**Raw data**
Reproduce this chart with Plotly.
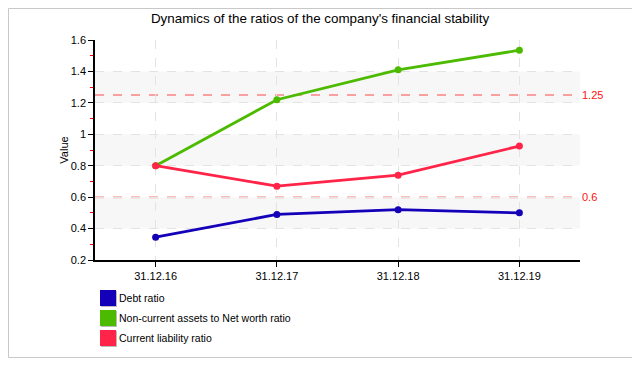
import plotly.graph_objects as go

categories = ["31.12.16", "31.12.17", "31.12.18", "31.12.19"]
debt_ratio = [0.345, 0.49, 0.52, 0.50]
noncurrent_ratio = [0.80, 1.22, 1.41, 1.535]
current_liab_ratio = [0.80, 0.67, 0.74, 0.925]
series_names = ["Debt ratio", "Non-current assets to Net worth ratio", "Current liability ratio"]
series_colors = ["#1400b8", "#4cbb00", "#ff2448"]
ref_levels = [1.25, 0.6]
ref_labels = ["1.25", "0.6"]
band_ranges = [(0.4, 0.6), (0.8, 1.0), (1.2, 1.4)]
y_ticks = [0.2, 0.4, 0.6, 0.8, 1.0, 1.2, 1.4, 1.6]
y_tick_text = ["0.2", "0.4", "0.6", "0.8", "1", "1.2", "1.4", "1.6"]

FONT = "Liberation Sans, Arial, sans-serif"

# figure geometry (page is offset by the 8px body margin)
W, H = 632, 357
ML, MT, PW, PH = 87, 32, 485, 220
MR, MB = W - ML - PW, H - MT - PH


def px_x(fx):
    return (fx - ML) / PW


def px_y(fy):
    return (MT + PH - fy) / PH


fig = go.Figure()
all_series = [debt_ratio, noncurrent_ratio, current_liab_ratio]
for name, vals, col in zip(series_names, all_series, series_colors):
    fig.add_trace(go.Scatter(
        x=categories, y=vals, mode="lines+markers", name=name,
        line=dict(color=col, width=2.8),
        marker=dict(color=col, size=7),
        showlegend=False, hoverinfo="x+y+name"))

shapes = []
for y0, y1 in band_ranges:
    shapes.append(dict(type="rect", xref="paper", yref="y", x0=0, x1=1, y0=y0, y1=y1,
                       fillcolor="#f7f7f7", line=dict(width=0), layer="below"))
for lv in ref_levels:
    shapes.append(dict(type="line", xref="paper", yref="y", x0=0, x1=1, y0=lv, y1=lv,
                       line=dict(color="rgba(255,90,90,0.55)", width=2, dash="dash"),
                       layer="between"))
# outer border
shapes.append(dict(type="rect", xref="paper", yref="paper",
                   x0=px_x(0.5), x1=px_x(624.5), y0=px_y(349.5), y1=px_y(0.5),
                   line=dict(color="#c8c8c8", width=1), fillcolor="rgba(0,0,0,0)",
                   layer="above"))

annotations = []
for lv, lab in zip(ref_levels, ref_labels):
    annotations.append(dict(x=1, xref="paper", y=lv, yref="y", text=lab, showarrow=False,
                            xanchor="left", xshift=0, font=dict(color="#ff1010", size=11, family=FONT)))

# custom legend (squares + labels)
for i, (name, col) in enumerate(zip(series_names, series_colors)):
    top = 282 + 20 * i
    shapes.append(dict(type="rect", xref="paper", yref="paper",
                       x0=px_x(93), x1=px_x(109), y0=px_y(top + 17), y1=px_y(top + 1),
                       fillcolor="#bbbbbb", line=dict(width=0)))
    shapes.append(dict(type="rect", xref="paper", yref="paper",
                       x0=px_x(92), x1=px_x(108), y0=px_y(top + 16), y1=px_y(top),
                       fillcolor=col, line=dict(width=0)))
    annotations.append(dict(x=px_x(109), xref="paper", y=px_y(top + 8), yref="paper",
                            text=name, showarrow=False, xanchor="left", yanchor="middle",
                            font=dict(size=10.5, family=FONT, color="#000")))

fig.update_layout(
    width=W, height=H,
    margin=dict(l=ML, r=MR, t=MT, b=MB, autoexpand=False),
    paper_bgcolor="white", plot_bgcolor="white",
    font=dict(family=FONT, size=11, color="#000"),
    showlegend=False,
    title=dict(text="Dynamics of the ratios of the company's financial stability",
               x=(320 - 8) / W, xref="container", xanchor="center",
               y=1 - 10 / H, yref="container", yanchor="middle",
               font=dict(size=13.4, family=FONT, color="#000")),
    shapes=shapes, annotations=annotations,
    xaxis=dict(type="category", range=[-0.5, 3.5], showline=True, linecolor="#000", linewidth=1.5,
               ticks="outside", ticklen=5, tickcolor="#000",
               showgrid=True, gridcolor="#e3e3e3", griddash="dash", gridwidth=1,
               zeroline=False, fixedrange=True),
    yaxis=dict(range=[0.2, 1.6], tickvals=y_ticks, ticktext=y_tick_text,
               showline=True, linecolor="#000", linewidth=1.5,
               ticks="outside", ticklen=5, tickcolor="#000",
               showgrid=True, gridcolor="#e3e3e3", griddash="dash", gridwidth=1,
               zeroline=False,
               minor=dict(tickvals=[0.3, 0.5, 0.7, 0.9, 1.1, 1.3, 1.5], ticks="outside",
                          ticklen=3, tickcolor="#ff0000", showgrid=False),
               title=dict(text="Value", font=dict(size=11, family=FONT), standoff=0)),
)

fig.write_html("out.html")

**What you will do**
Set down again, exactly, the lines of the material above from its first line to the one with "import plotly.graph_objects as go", inclusive. Leave the pictures out.

**Task solution**
Reproduce this chart with Plotly.
import plotly.graph_objects as go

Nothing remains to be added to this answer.